TASK GOAL: Write out all the lines again, precisely as they stand, but without the images.

## BEGIN SUPPLIED INFORMATION

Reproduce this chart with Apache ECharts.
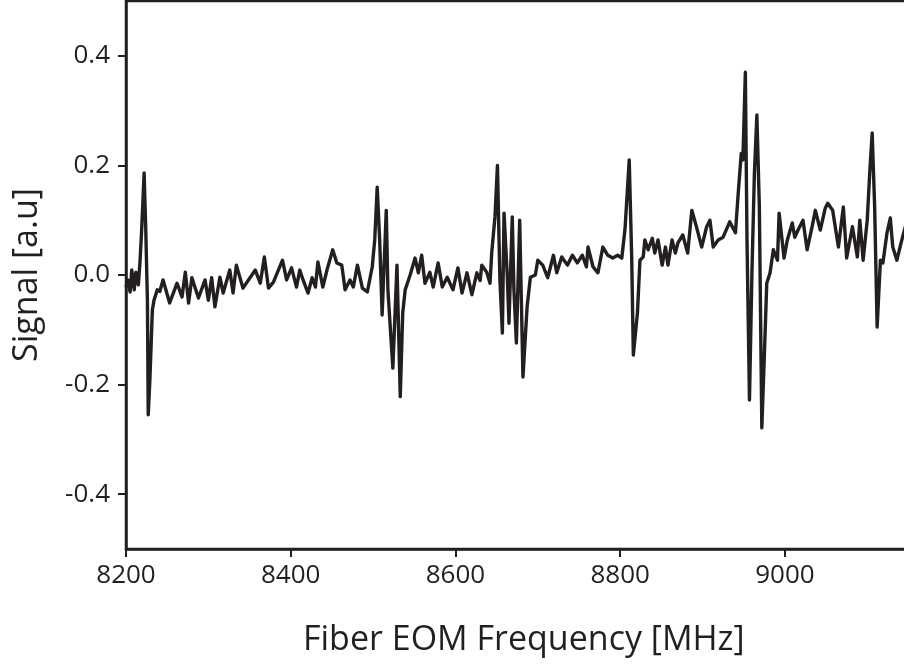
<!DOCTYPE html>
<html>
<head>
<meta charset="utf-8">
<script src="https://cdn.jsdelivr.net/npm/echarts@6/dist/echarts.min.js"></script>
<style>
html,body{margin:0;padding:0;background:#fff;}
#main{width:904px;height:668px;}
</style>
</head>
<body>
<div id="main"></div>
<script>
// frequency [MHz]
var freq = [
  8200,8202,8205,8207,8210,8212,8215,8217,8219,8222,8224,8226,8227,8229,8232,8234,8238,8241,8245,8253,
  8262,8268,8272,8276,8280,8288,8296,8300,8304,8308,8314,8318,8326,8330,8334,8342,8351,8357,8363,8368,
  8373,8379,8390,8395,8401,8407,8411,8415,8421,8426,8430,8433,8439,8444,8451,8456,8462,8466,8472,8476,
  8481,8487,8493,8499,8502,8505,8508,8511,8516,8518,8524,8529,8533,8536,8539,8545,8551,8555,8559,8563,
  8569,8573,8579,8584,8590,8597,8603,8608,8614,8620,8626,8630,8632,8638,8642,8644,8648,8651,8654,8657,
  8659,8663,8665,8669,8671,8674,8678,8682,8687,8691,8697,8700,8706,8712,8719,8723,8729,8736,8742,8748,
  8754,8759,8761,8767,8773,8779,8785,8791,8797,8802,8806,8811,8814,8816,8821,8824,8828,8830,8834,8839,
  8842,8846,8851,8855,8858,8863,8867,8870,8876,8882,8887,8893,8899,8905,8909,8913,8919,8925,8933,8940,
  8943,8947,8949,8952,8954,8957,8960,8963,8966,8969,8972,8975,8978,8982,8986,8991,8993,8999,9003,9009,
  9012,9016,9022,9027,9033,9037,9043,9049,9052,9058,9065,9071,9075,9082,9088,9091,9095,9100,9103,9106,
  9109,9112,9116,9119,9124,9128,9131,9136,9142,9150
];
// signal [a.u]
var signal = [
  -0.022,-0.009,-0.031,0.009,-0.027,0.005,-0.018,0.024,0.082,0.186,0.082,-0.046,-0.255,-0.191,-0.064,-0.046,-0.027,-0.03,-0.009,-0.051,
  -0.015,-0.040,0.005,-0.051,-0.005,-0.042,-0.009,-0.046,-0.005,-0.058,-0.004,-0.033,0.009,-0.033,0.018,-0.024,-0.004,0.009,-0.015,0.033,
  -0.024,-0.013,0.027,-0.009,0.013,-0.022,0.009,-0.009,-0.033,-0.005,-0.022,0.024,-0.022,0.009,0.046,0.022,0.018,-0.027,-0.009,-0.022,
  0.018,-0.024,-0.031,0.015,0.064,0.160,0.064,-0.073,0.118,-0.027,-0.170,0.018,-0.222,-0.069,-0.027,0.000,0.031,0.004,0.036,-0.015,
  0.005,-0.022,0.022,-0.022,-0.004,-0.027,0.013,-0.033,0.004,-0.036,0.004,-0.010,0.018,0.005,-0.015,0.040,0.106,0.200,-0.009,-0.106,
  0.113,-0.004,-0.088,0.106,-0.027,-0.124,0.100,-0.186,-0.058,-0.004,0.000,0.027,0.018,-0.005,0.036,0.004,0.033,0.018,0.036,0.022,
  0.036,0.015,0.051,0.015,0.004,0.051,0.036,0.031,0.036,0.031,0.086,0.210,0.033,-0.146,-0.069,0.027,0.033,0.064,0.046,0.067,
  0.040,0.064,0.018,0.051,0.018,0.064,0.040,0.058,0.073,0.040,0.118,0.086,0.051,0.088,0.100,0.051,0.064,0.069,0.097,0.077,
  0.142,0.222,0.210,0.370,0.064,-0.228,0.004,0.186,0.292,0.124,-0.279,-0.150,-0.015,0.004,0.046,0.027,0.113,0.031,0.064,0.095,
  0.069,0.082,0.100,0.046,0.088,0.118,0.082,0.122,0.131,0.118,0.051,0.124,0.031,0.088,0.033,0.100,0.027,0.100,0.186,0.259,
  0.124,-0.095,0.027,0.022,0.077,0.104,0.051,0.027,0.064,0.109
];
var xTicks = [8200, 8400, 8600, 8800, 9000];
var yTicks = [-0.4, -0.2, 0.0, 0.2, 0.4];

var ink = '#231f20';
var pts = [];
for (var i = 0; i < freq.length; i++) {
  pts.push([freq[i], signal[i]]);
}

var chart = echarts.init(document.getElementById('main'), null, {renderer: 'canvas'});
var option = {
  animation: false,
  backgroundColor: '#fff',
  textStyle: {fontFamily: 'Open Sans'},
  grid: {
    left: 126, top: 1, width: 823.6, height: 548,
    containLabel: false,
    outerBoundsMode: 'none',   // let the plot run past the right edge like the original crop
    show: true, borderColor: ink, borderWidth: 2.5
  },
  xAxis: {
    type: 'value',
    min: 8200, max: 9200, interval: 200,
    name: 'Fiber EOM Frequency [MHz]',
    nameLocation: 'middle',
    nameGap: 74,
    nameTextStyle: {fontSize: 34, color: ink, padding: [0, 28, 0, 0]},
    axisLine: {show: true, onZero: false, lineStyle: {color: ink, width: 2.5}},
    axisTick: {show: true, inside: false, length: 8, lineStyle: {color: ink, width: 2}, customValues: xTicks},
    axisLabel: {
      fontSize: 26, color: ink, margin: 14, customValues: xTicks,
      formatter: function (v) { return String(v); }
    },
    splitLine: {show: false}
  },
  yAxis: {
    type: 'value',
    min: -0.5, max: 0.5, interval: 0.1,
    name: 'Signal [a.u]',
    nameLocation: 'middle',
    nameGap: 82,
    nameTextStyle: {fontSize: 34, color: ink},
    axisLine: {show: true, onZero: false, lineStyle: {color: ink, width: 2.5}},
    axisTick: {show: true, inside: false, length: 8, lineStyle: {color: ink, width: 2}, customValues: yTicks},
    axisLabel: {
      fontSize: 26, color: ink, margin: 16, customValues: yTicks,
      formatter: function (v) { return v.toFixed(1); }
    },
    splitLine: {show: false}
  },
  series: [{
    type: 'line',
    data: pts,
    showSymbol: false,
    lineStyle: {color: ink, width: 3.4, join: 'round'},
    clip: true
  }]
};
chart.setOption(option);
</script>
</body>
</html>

## END SUPPLIED INFORMATION

THE RESULT:
Reproduce this chart with Apache ECharts.
<!DOCTYPE html>
<html>
<head>
<meta charset="utf-8">
<script src="https://cdn.jsdelivr.net/npm/echarts@6/dist/echarts.min.js"></script>
<style>
html,body{margin:0;padding:0;background:#fff;}
#main{width:904px;height:668px;}
</style>
</head>
<body>
<div id="main"></div>
<script>
// frequency [MHz]
var freq = [
  8200,8202,8205,8207,8210,8212,8215,8217,8219,8222,8224,8226,8227,8229,8232,8234,8238,8241,8245,8253,
  8262,8268,8272,8276,8280,8288,8296,8300,8304,8308,8314,8318,8326,8330,8334,8342,8351,8357,8363,8368,
  8373,8379,8390,8395,8401,8407,8411,8415,8421,8426,8430,8433,8439,8444,8451,8456,8462,8466,8472,8476,
  8481,8487,8493,8499,8502,8505,8508,8511,8516,8518,8524,8529,8533,8536,8539,8545,8551,8555,8559,8563,
  8569,8573,8579,8584,8590,8597,8603,8608,8614,8620,8626,8630,8632,8638,8642,8644,8648,8651,8654,8657,
  8659,8663,8665,8669,8671,8674,8678,8682,8687,8691,8697,8700,8706,8712,8719,8723,8729,8736,8742,8748,
  8754,8759,8761,8767,8773,8779,8785,8791,8797,8802,8806,8811,8814,8816,8821,8824,8828,8830,8834,8839,
  8842,8846,8851,8855,8858,8863,8867,8870,8876,8882,8887,8893,8899,8905,8909,8913,8919,8925,8933,8940,
  8943,8947,8949,8952,8954,8957,8960,8963,8966,8969,8972,8975,8978,8982,8986,8991,8993,8999,9003,9009,
  9012,9016,9022,9027,9033,9037,9043,9049,9052,9058,9065,9071,9075,9082,9088,9091,9095,9100,9103,9106,
  9109,9112,9116,9119,9124,9128,9131,9136,9142,9150
];
// signal [a.u]
var signal = [
  -0.022,-0.009,-0.031,0.009,-0.027,0.005,-0.018,0.024,0.082,0.186,0.082,-0.046,-0.255,-0.191,-0.064,-0.046,-0.027,-0.03,-0.009,-0.051,
  -0.015,-0.040,0.005,-0.051,-0.005,-0.042,-0.009,-0.046,-0.005,-0.058,-0.004,-0.033,0.009,-0.033,0.018,-0.024,-0.004,0.009,-0.015,0.033,
  -0.024,-0.013,0.027,-0.009,0.013,-0.022,0.009,-0.009,-0.033,-0.005,-0.022,0.024,-0.022,0.009,0.046,0.022,0.018,-0.027,-0.009,-0.022,
  0.018,-0.024,-0.031,0.015,0.064,0.160,0.064,-0.073,0.118,-0.027,-0.170,0.018,-0.222,-0.069,-0.027,0.000,0.031,0.004,0.036,-0.015,
  0.005,-0.022,0.022,-0.022,-0.004,-0.027,0.013,-0.033,0.004,-0.036,0.004,-0.010,0.018,0.005,-0.015,0.040,0.106,0.200,-0.009,-0.106,
  0.113,-0.004,-0.088,0.106,-0.027,-0.124,0.100,-0.186,-0.058,-0.004,0.000,0.027,0.018,-0.005,0.036,0.004,0.033,0.018,0.036,0.022,
  0.036,0.015,0.051,0.015,0.004,0.051,0.036,0.031,0.036,0.031,0.086,0.210,0.033,-0.146,-0.069,0.027,0.033,0.064,0.046,0.067,
  0.040,0.064,0.018,0.051,0.018,0.064,0.040,0.058,0.073,0.040,0.118,0.086,0.051,0.088,0.100,0.051,0.064,0.069,0.097,0.077,
  0.142,0.222,0.210,0.370,0.064,-0.228,0.004,0.186,0.292,0.124,-0.279,-0.150,-0.015,0.004,0.046,0.027,0.113,0.031,0.064,0.095,
  0.069,0.082,0.100,0.046,0.088,0.118,0.082,0.122,0.131,0.118,0.051,0.124,0.031,0.088,0.033,0.100,0.027,0.100,0.186,0.259,
  0.124,-0.095,0.027,0.022,0.077,0.104,0.051,0.027,0.064,0.109
];
var xTicks = [8200, 8400, 8600, 8800, 9000];
var yTicks = [-0.4, -0.2, 0.0, 0.2, 0.4];

var ink = '#231f20';
var pts = [];
for (var i = 0; i < freq.length; i++) {
  pts.push([freq[i], signal[i]]);
}

var chart = echarts.init(document.getElementById('main'), null, {renderer: 'canvas'});
var option = {
  animation: false,
  backgroundColor: '#fff',
  textStyle: {fontFamily: 'Open Sans'},
  grid: {
    left: 126, top: 1, width: 823.6, height: 548,
    containLabel: false,
    outerBoundsMode: 'none',   // let the plot run past the right edge like the original crop
    show: true, borderColor: ink, borderWidth: 2.5
  },
  xAxis: {
    type: 'value',
    min: 8200, max: 9200, interval: 200,
    name: 'Fiber EOM Frequency [MHz]',
    nameLocation: 'middle',
    nameGap: 74,
    nameTextStyle: {fontSize: 34, color: ink, padding: [0, 28, 0, 0]},
    axisLine: {show: true, onZero: false, lineStyle: {color: ink, width: 2.5}},
    axisTick: {show: true, inside: false, length: 8, lineStyle: {color: ink, width: 2}, customValues: xTicks},
    axisLabel: {
      fontSize: 26, color: ink, margin: 14, customValues: xTicks,
      formatter: function (v) { return String(v); }
    },
    splitLine: {show: false}
  },
  yAxis: {
    type: 'value',
    min: -0.5, max: 0.5, interval: 0.1,
    name: 'Signal [a.u]',
    nameLocation: 'middle',
    nameGap: 82,
    nameTextStyle: {fontSize: 34, color: ink},
    axisLine: {show: true, onZero: false, lineStyle: {color: ink, width: 2.5}},
    axisTick: {show: true, inside: false, length: 8, lineStyle: {color: ink, width: 2}, customValues: yTicks},
    axisLabel: {
      fontSize: 26, color: ink, margin: 16, customValues: yTicks,
      formatter: function (v) { return v.toFixed(1); }
    },
    splitLine: {show: false}
  },
  series: [{
    type: 'line',
    data: pts,
    showSymbol: false,
    lineStyle: {color: ink, width: 3.4, join: 'round'},
    clip: true
  }]
};
chart.setOption(option);
</script>
</body>
</html>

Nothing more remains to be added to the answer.